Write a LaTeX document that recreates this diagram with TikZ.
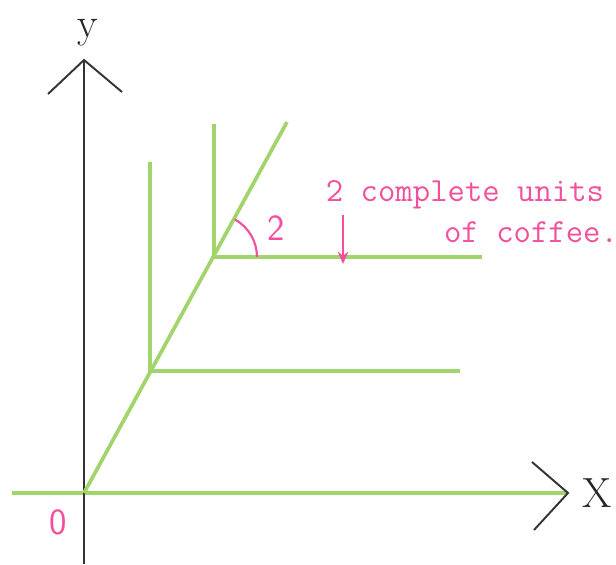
\documentclass[tikz,border=0pt]{standalone}
\usepackage{tikz}
\usetikzlibrary{positioning, calc, arrows.meta}
\definecolor{mygreen}{HTML}{A2D46C}
\definecolor{mypink}{HTML}{F2509C}
\tikzset{
	axisline/.style={
			draw=black!80,
			line width=1.1pt
		},
	greenline/.style={
			draw=mygreen,
			line width=2.1pt
		},
	pinkline/.style={
			draw=mypink,
			line width=1.2pt
		},
	axislabel/.style={
			font=\fontsize{24}{26}\selectfont,
			text=black!85,
			inner sep=0pt
		},
	pinklabel/.style={
			font=\fontsize{21}{24}\selectfont\sffamily,
			text=mypink,
			inner sep=0pt
		},
	notetext/.style={
			font=\fontsize{19.2}{22}\selectfont\ttfamily,
			text=mypink,
			inner sep=0pt
		}
}

\begin{document}
\begin{tikzpicture}

  \useasboundingbox (0,0) rectangle (12.32,11.28);

  % axes
  \coordinate (o) at (1.68,1.42);
  \coordinate (ybot) at (1.68,0);
  \coordinate (ytop) at (1.68,10.08);
  \coordinate (yarml) at (0.96,9.40);
  \coordinate (yarmr) at (2.44,9.44);
  \coordinate (xleft) at (0.24,1.42);
  \coordinate (xtip) at (11.36,1.42);
  \coordinate (xarmu) at (10.64,2.04);
  \coordinate (xarmd) at (10.68,0.68);

  \draw[greenline] (xleft) -- (xtip);
  \draw[axisline] (ybot) -- (ytop);
  \draw[axisline] (yarml) -- (ytop) -- (yarmr);
  \draw[axisline] (xarmu) -- (xtip) -- (xarmd);

  \node[axislabel] (ylab) at (1.76,10.62) {y};
  \node[axislabel] (xlab) at (11.94,1.42) {X};
  \node[pinklabel] (zero) at (1.16,0.84) {0};

  % expansion path and the two units
  \coordinate (diagend) at (5.74,8.84);
  \coordinate (u1) at (3.00,3.86);
  \coordinate (u1top) at (3.00,8.04);
  \coordinate (u1end) at (9.20,3.86);
  \coordinate (u2) at (4.28,6.14);
  \coordinate (u2top) at (4.28,8.80);
  \coordinate (u2end) at (9.64,6.14);

  \draw[greenline] (o) -- (diagend);
  \draw[greenline] (u1top) -- (u1) -- (u1end);
  \draw[greenline] (u2top) -- (u2) -- (u2end);

  % angle and note
  \draw[pinkline] ($(u2)+(0.86,0)$) arc[start angle=0, end angle=61, radius=0.86];
  \node[pinklabel] (two) at (5.52,6.72) {2};

  \node[notetext] (note1) at (9.30,7.38) {2 complete units};
  \node[notetext] (note2) at (10.62,6.64) {of coffee.};

  \coordinate (arrtop) at (6.86,6.98);
  \coordinate (arrbot) at (6.86,6.00);
  \draw[pinkline, -{Stealth[length=7pt, width=6pt]}] (arrtop) -- (arrbot);

\end{tikzpicture}
\end{document}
========================================
Copy every line of the data word for word, omitting the images.

-- Answer to this exercise --
Write a LaTeX document that recreates this diagram with TikZ.
\documentclass[tikz,border=0pt]{standalone}
\usepackage{tikz}
\usetikzlibrary{positioning, calc, arrows.meta}
\definecolor{mygreen}{HTML}{A2D46C}
\definecolor{mypink}{HTML}{F2509C}
\tikzset{
	axisline/.style={
			draw=black!80,
			line width=1.1pt
		},
	greenline/.style={
			draw=mygreen,
			line width=2.1pt
		},
	pinkline/.style={
			draw=mypink,
			line width=1.2pt
		},
	axislabel/.style={
			font=\fontsize{24}{26}\selectfont,
			text=black!85,
			inner sep=0pt
		},
	pinklabel/.style={
			font=\fontsize{21}{24}\selectfont\sffamily,
			text=mypink,
			inner sep=0pt
		},
	notetext/.style={
			font=\fontsize{19.2}{22}\selectfont\ttfamily,
			text=mypink,
			inner sep=0pt
		}
}

\begin{document}
\begin{tikzpicture}

  \useasboundingbox (0,0) rectangle (12.32,11.28);

  % axes
  \coordinate (o) at (1.68,1.42);
  \coordinate (ybot) at (1.68,0);
  \coordinate (ytop) at (1.68,10.08);
  \coordinate (yarml) at (0.96,9.40);
  \coordinate (yarmr) at (2.44,9.44);
  \coordinate (xleft) at (0.24,1.42);
  \coordinate (xtip) at (11.36,1.42);
  \coordinate (xarmu) at (10.64,2.04);
  \coordinate (xarmd) at (10.68,0.68);

  \draw[greenline] (xleft) -- (xtip);
  \draw[axisline] (ybot) -- (ytop);
  \draw[axisline] (yarml) -- (ytop) -- (yarmr);
  \draw[axisline] (xarmu) -- (xtip) -- (xarmd);

  \node[axislabel] (ylab) at (1.76,10.62) {y};
  \node[axislabel] (xlab) at (11.94,1.42) {X};
  \node[pinklabel] (zero) at (1.16,0.84) {0};

  % expansion path and the two units
  \coordinate (diagend) at (5.74,8.84);
  \coordinate (u1) at (3.00,3.86);
  \coordinate (u1top) at (3.00,8.04);
  \coordinate (u1end) at (9.20,3.86);
  \coordinate (u2) at (4.28,6.14);
  \coordinate (u2top) at (4.28,8.80);
  \coordinate (u2end) at (9.64,6.14);

  \draw[greenline] (o) -- (diagend);
  \draw[greenline] (u1top) -- (u1) -- (u1end);
  \draw[greenline] (u2top) -- (u2) -- (u2end);

  % angle and note
  \draw[pinkline] ($(u2)+(0.86,0)$) arc[start angle=0, end angle=61, radius=0.86];
  \node[pinklabel] (two) at (5.52,6.72) {2};

  \node[notetext] (note1) at (9.30,7.38) {2 complete units};
  \node[notetext] (note2) at (10.62,6.64) {of coffee.};

  \coordinate (arrtop) at (6.86,6.98);
  \coordinate (arrbot) at (6.86,6.00);
  \draw[pinkline, -{Stealth[length=7pt, width=6pt]}] (arrtop) -- (arrbot);

\end{tikzpicture}
\end{document}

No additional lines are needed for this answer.